After eight hours of work on the spacecraft and with dinner behind them, Joe said to Mark, “Let’s go back into the power plant and see if we can’t find some way to sabotage the system so that the pirates can’t find us when we take off. You can bring up some files on those huge screens. Maybe we can even find some way to close down their whole operation.”

“Sounds good to me,” said Mark, picking up a glass of water. He took a sip and swished his mouth with it, then swallowed. “Best we can do without toothbrushes, I guess.”

“If it were that easy,” said Zip, “our hosts would probably have shut down the pirates long before this. After all, it’s their plant and they know it better than anyone.”
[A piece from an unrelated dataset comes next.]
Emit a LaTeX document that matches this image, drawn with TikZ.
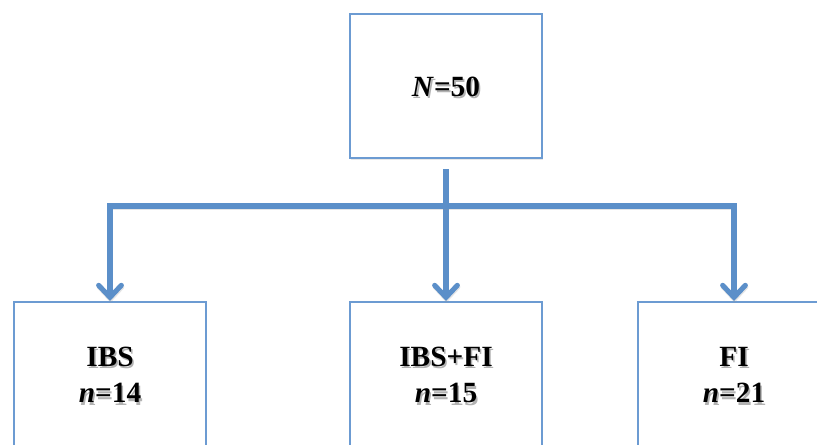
\documentclass[tikz,border=0pt]{standalone}
\usepackage{fontspec}
\setmainfont{Liberation Serif}
\usetikzlibrary{arrows.meta,shadows}
\definecolor{boxline}{HTML}{6C9BD2}
\definecolor{flowline}{HTML}{5B8FC9}
% one line of text with a soft grey copy set just below it
\newcommand{\shadowline}[1]{\leavevmode\rlap{\kern1.2pt\raisebox{-1.8pt}{\textcolor{black!30}{#1}}}#1}
\tikzset{
  px/.style={x=0.75pt,y=-0.75pt},
  groupbox/.style={draw=boxline,line width=1.5pt,fill=white,
    minimum width=144pt,minimum height=108pt,inner sep=0pt,
    drop shadow={opacity=0.18,shadow xshift=0.8pt,shadow yshift=-1.2pt}},
  grouptext/.style={font=\fontsize{22}{27.5}\selectfont\bfseries,align=center,
    yshift=-1.5pt},
  link/.style={draw=flowline,line width=3.8pt,line join=miter,
    preaction={draw=black!40,opacity=0.25,line width=3.8pt,
      transform canvas={shift={(0.4pt,-1.2pt)}}}},
  arrowlink/.style={link,-{Straight Barb[length=9pt,width=17pt,line cap=round]}}
}
\begin{document}
\begin{tikzpicture}[px]
  \useasboundingbox (0,0) rectangle (817,444);
  \clip (0,0) rectangle (817,444);

  % group boxes
  \node[groupbox] (top)  at (446,86)  {};
  \node[groupbox] (ibs)  at (110,374) {};
  \node[groupbox] (both) at (446,374) {};
  \node[groupbox] (fi)   at (734,374) {};

  % labels
  \node[grouptext] (toptext)  at (top.center)  {\shadowline{\textit{N}=50}};
  \node[grouptext] (ibstext)  at (ibs.center)  {\shadowline{IBS}\\\shadowline{\textit{n}=14}};
  \node[grouptext] (bothtext) at (both.center) {\shadowline{IBS+FI}\\\shadowline{\textit{n}=15}};
  \node[grouptext] (fitext)   at (fi.center)   {\shadowline{FI}\\\shadowline{\textit{n}=21}};

  % connectors: stem from the top box, bus, and three arrows
  \coordinate (hub) at (446,206);
  \draw[arrowlink] ([yshift=-7.5pt]top.south) -- (both.north);
  \draw[arrowlink] (hub) -| (ibs.north);
  \draw[arrowlink] (hub) -| (fi.north);
\end{tikzpicture}
\end{document}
“You’ve got to be right, Zip, but I don’t like sitting around. We’ve been in this room all day and I’m ready for a break. I really do like that huge plant. Man! Imagine a room ten miles long!”

The three Starmen descended the metal stairs and exited into the enormous plant. A few yards away was one of the large computer terminals. Mark went over to it and activated it.

“I can recognize a few things, now that I’ve been through so many of the files upstairs,” he informed his partners. “This, I think, is the lighting system.” He pressed a button. There was a loud “chunk” sound and the plant lit up brightly.